Charts and diagrams as code
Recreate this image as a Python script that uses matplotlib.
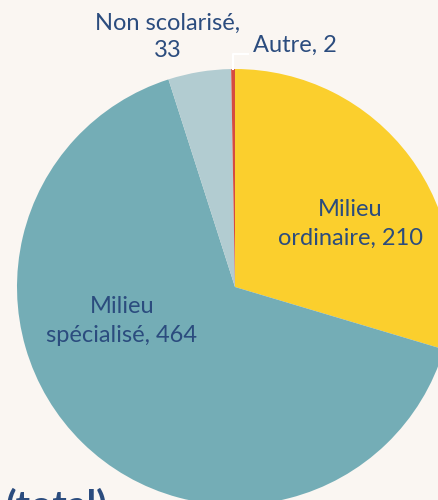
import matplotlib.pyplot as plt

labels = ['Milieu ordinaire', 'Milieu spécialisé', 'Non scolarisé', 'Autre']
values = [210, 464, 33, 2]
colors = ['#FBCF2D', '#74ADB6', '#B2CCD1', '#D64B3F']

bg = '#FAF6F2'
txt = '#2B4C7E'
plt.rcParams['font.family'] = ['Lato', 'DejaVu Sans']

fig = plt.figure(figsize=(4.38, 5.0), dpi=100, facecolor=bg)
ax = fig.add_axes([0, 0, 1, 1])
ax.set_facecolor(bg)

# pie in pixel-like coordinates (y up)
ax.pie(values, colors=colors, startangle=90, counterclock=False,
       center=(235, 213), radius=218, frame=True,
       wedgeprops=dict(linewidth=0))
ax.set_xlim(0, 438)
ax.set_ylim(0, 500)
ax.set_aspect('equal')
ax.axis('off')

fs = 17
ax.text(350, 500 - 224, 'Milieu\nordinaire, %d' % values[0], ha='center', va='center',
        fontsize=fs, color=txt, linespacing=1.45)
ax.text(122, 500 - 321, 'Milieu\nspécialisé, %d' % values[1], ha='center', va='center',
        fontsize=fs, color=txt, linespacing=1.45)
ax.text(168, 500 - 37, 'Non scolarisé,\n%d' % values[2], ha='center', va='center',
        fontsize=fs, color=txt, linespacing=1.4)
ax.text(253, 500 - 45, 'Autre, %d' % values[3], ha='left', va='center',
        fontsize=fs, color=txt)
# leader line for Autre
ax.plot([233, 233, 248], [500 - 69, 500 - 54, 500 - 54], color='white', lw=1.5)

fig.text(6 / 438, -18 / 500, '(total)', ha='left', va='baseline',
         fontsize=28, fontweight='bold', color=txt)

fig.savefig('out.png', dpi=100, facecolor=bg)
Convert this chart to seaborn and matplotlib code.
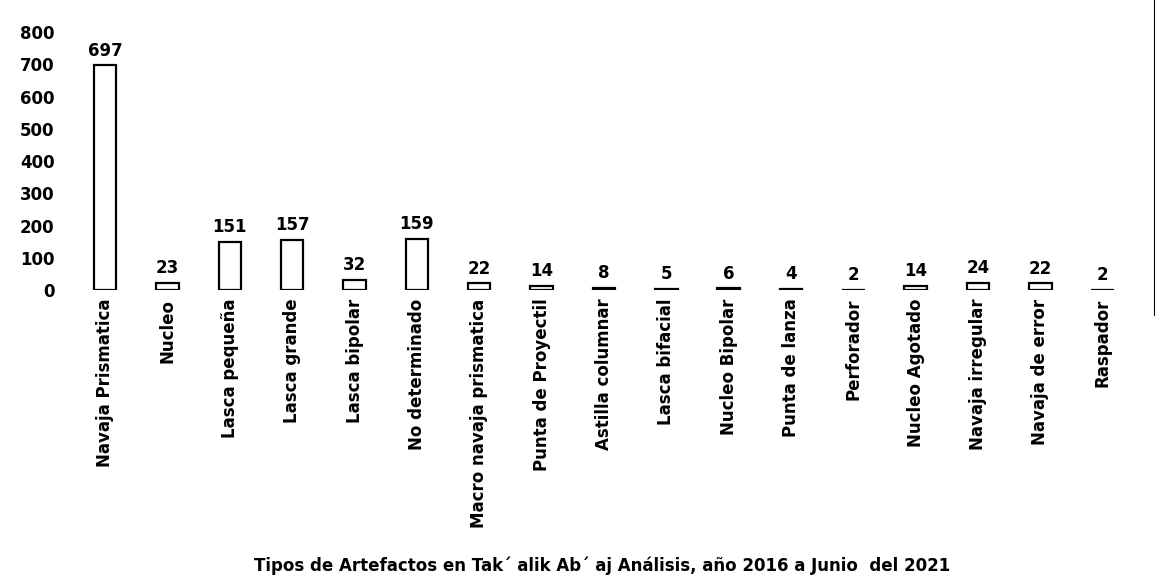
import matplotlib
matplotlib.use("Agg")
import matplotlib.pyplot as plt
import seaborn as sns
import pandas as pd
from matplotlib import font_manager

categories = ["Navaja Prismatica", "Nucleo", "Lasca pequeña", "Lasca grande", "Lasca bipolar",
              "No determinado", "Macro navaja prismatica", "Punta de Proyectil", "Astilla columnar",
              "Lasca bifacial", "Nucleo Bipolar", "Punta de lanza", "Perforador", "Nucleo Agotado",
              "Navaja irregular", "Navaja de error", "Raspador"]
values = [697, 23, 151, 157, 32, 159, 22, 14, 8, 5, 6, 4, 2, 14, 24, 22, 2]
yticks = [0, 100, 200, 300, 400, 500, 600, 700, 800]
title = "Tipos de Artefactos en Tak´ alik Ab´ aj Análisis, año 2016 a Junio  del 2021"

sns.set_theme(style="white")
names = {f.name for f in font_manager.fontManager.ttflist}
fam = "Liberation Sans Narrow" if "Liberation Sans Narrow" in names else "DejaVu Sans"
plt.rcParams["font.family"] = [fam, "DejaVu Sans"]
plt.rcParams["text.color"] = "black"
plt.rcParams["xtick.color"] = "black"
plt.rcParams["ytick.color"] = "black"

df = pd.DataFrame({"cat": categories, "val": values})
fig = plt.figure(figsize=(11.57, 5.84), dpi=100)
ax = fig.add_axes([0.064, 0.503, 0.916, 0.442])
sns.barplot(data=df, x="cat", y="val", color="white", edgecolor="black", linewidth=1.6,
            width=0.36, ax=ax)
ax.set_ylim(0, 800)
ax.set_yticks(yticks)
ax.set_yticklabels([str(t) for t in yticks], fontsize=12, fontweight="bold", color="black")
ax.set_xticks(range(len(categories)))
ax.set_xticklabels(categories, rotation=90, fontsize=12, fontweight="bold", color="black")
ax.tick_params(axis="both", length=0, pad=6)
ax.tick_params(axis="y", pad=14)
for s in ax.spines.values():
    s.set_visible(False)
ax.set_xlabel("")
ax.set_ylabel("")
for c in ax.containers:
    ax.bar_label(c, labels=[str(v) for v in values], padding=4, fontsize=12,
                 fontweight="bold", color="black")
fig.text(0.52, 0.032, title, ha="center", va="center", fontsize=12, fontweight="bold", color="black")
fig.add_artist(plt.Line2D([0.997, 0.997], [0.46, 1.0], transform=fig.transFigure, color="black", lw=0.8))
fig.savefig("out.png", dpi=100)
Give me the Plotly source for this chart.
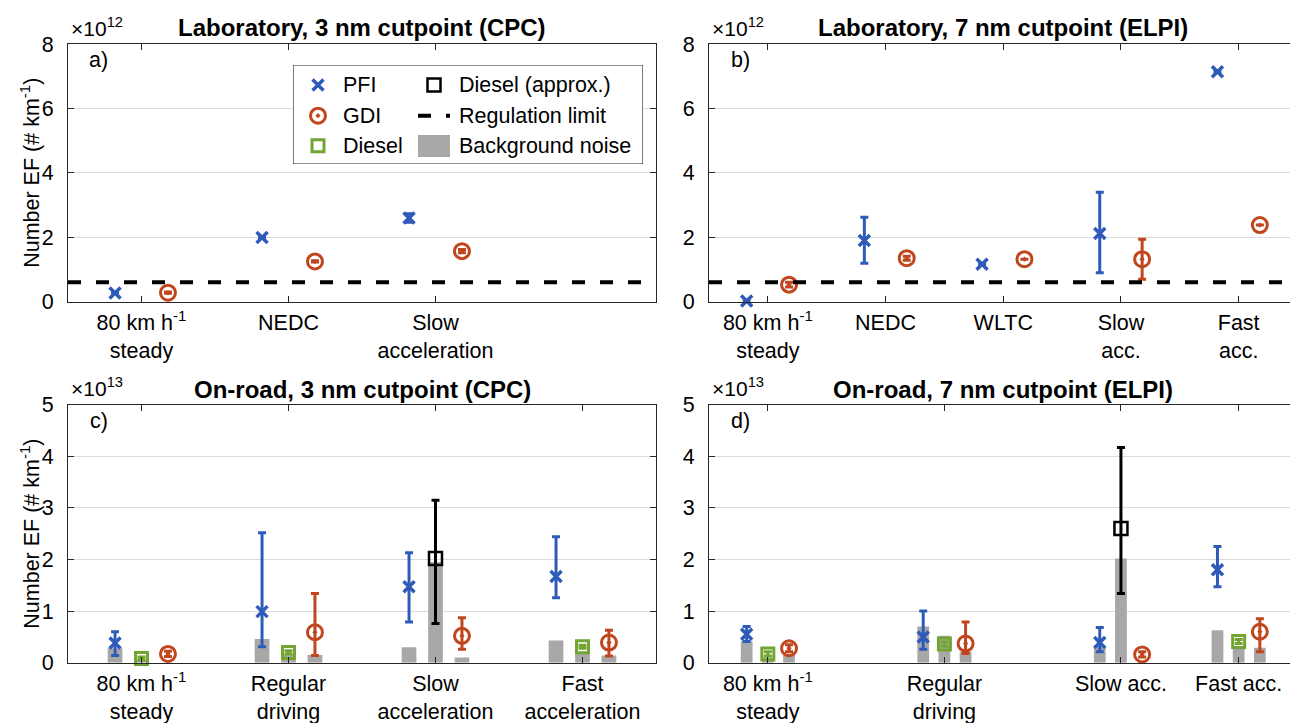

- Stated problem
Copy out all the data exactly; skip the pictures.

- Solution to this task
Recreate this image as a Python script that uses matplotlib.
import matplotlib.pyplot as plt

labels = ['Milieu ordinaire', 'Milieu spécialisé', 'Non scolarisé', 'Autre']
values = [210, 464, 33, 2]
colors = ['#FBCF2D', '#74ADB6', '#B2CCD1', '#D64B3F']

bg = '#FAF6F2'
txt = '#2B4C7E'
plt.rcParams['font.family'] = ['Lato', 'DejaVu Sans']

fig = plt.figure(figsize=(4.38, 5.0), dpi=100, facecolor=bg)
ax = fig.add_axes([0, 0, 1, 1])
ax.set_facecolor(bg)

# pie in pixel-like coordinates (y up)
ax.pie(values, colors=colors, startangle=90, counterclock=False,
       center=(235, 213), radius=218, frame=True,
       wedgeprops=dict(linewidth=0))
ax.set_xlim(0, 438)
ax.set_ylim(0, 500)
ax.set_aspect('equal')
ax.axis('off')

fs = 17
ax.text(350, 500 - 224, 'Milieu\nordinaire, %d' % values[0], ha='center', va='center',
        fontsize=fs, color=txt, linespacing=1.45)
ax.text(122, 500 - 321, 'Milieu\nspécialisé, %d' % values[1], ha='center', va='center',
        fontsize=fs, color=txt, linespacing=1.45)
ax.text(168, 500 - 37, 'Non scolarisé,\n%d' % values[2], ha='center', va='center',
        fontsize=fs, color=txt, linespacing=1.4)
ax.text(253, 500 - 45, 'Autre, %d' % values[3], ha='left', va='center',
        fontsize=fs, color=txt)
# leader line for Autre
ax.plot([233, 233, 248], [500 - 69, 500 - 54, 500 - 54], color='white', lw=1.5)

fig.text(6 / 438, -18 / 500, '(total)', ha='left', va='baseline',
         fontsize=28, fontweight='bold', color=txt)

fig.savefig('out.png', dpi=100, facecolor=bg)
Convert this chart to seaborn and matplotlib code.
import matplotlib
matplotlib.use("Agg")
import matplotlib.pyplot as plt
import seaborn as sns
import pandas as pd
from matplotlib import font_manager

categories = ["Navaja Prismatica", "Nucleo", "Lasca pequeña", "Lasca grande", "Lasca bipolar",
              "No determinado", "Macro navaja prismatica", "Punta de Proyectil", "Astilla columnar",
              "Lasca bifacial", "Nucleo Bipolar", "Punta de lanza", "Perforador", "Nucleo Agotado",
              "Navaja irregular", "Navaja de error", "Raspador"]
values = [697, 23, 151, 157, 32, 159, 22, 14, 8, 5, 6, 4, 2, 14, 24, 22, 2]
yticks = [0, 100, 200, 300, 400, 500, 600, 700, 800]
title = "Tipos de Artefactos en Tak´ alik Ab´ aj Análisis, año 2016 a Junio  del 2021"

sns.set_theme(style="white")
names = {f.name for f in font_manager.fontManager.ttflist}
fam = "Liberation Sans Narrow" if "Liberation Sans Narrow" in names else "DejaVu Sans"
plt.rcParams["font.family"] = [fam, "DejaVu Sans"]
plt.rcParams["text.color"] = "black"
plt.rcParams["xtick.color"] = "black"
plt.rcParams["ytick.color"] = "black"

df = pd.DataFrame({"cat": categories, "val": values})
fig = plt.figure(figsize=(11.57, 5.84), dpi=100)
ax = fig.add_axes([0.064, 0.503, 0.916, 0.442])
sns.barplot(data=df, x="cat", y="val", color="white", edgecolor="black", linewidth=1.6,
            width=0.36, ax=ax)
ax.set_ylim(0, 800)
ax.set_yticks(yticks)
ax.set_yticklabels([str(t) for t in yticks], fontsize=12, fontweight="bold", color="black")
ax.set_xticks(range(len(categories)))
ax.set_xticklabels(categories, rotation=90, fontsize=12, fontweight="bold", color="black")
ax.tick_params(axis="both", length=0, pad=6)
ax.tick_params(axis="y", pad=14)
for s in ax.spines.values():
    s.set_visible(False)
ax.set_xlabel("")
ax.set_ylabel("")
for c in ax.containers:
    ax.bar_label(c, labels=[str(v) for v in values], padding=4, fontsize=12,
                 fontweight="bold", color="black")
fig.text(0.52, 0.032, title, ha="center", va="center", fontsize=12, fontweight="bold", color="black")
fig.add_artist(plt.Line2D([0.997, 0.997], [0.46, 1.0], transform=fig.transFigure, color="black", lw=0.8))
fig.savefig("out.png", dpi=100)
Give me the Plotly source for this chart.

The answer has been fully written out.